GROWING PAINS: Egypt Family Holiday Mixes Fun and Danger
- By Juliet Butler
- Apr. 14 2000 00:00
If you want an adventure holiday, go to an Egyptian Red Sea resort.
Egypt in spring is bursting at the seams with Russian tourists, and it's not surprising: Russians are probably the only ones who dare to bring their children there.
Last time we visited Hurghada, the children, who love to swim, were dodging barracuda in the bay. Also, our son Bobby fell and received a head wound that had to be stitched up with no anesthetic by the hotel doctor.
But despite these traumas, the children were desperate to go back to Egypt. One of the great attractions is being taken out to sea to snorkel around the spectacular coral reefs, though none of the boats had lifesaving devices.
On one such trip this time, I was reluctant to lower my children into the heaving, jellyfish-infested waters, but before I could say "watch out for sharks," Sasha, my 11-year-old, threw herself in f and failed to surface.
My husband, Kolya, and I then spent an agonizing 10 minutes searching the waves for her while the captain stripped off and dived down to trawl the sea bed for her body. In fact, she had simply swum underwater, surfacing only occasionally until she reached the reef. But I am now a much older and hopefully wiser woman.

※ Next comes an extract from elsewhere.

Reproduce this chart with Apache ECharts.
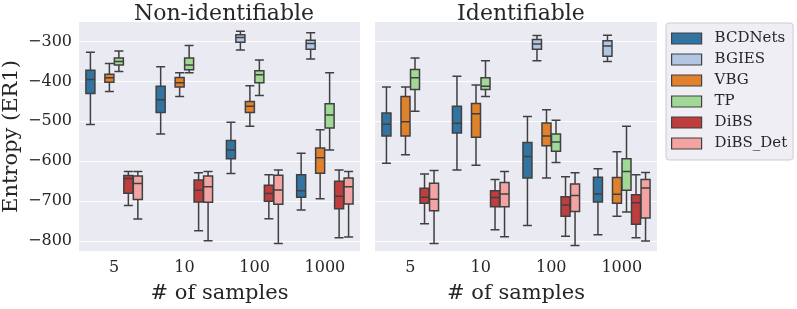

Wiser at least than the Russian man I talked to who was planning to take his 10-year-old son out scuba diving the next day. "Goodness! Where did he learn to scuba dive so young?" I asked in amazement. "Oh, we haven't learned," replied dad. "They teach us on the spot."
Then there was a couple from Voronezh who left their 9- year-old daughter caring for her 18-month-old brother every day while they went shopping in town. I warned the father of the dangers of leaving little Vika alone, with full responsibility for taking care of her baby brother, but he just laughed.
"Er, well, doesn't Vika mind being left alone all day?" I said, trying another tack. "Of course she minds. But the first thing I did when we got here was to hang my belt over her bed. She minds that more."
You can tell I don't belt-whip Sasha. I left her with strict instructions to watch over my other two children in the hotel playroom while I popped down to reception; I returned to find that she had abandoned her post and was perched instead at the hotel bar, being plied with nuts and water in return for "two kisses" by the barmen.
I won't go into the incident when Sasha's horse bolted with her in the desert, or the time Bobby was bitten by a monkey (no stitches this time, thank God). Suffice it to say that, by the end of a vacation that they all thoroughly enjoyed, I was relieved to get back to the relative safety of Moscow.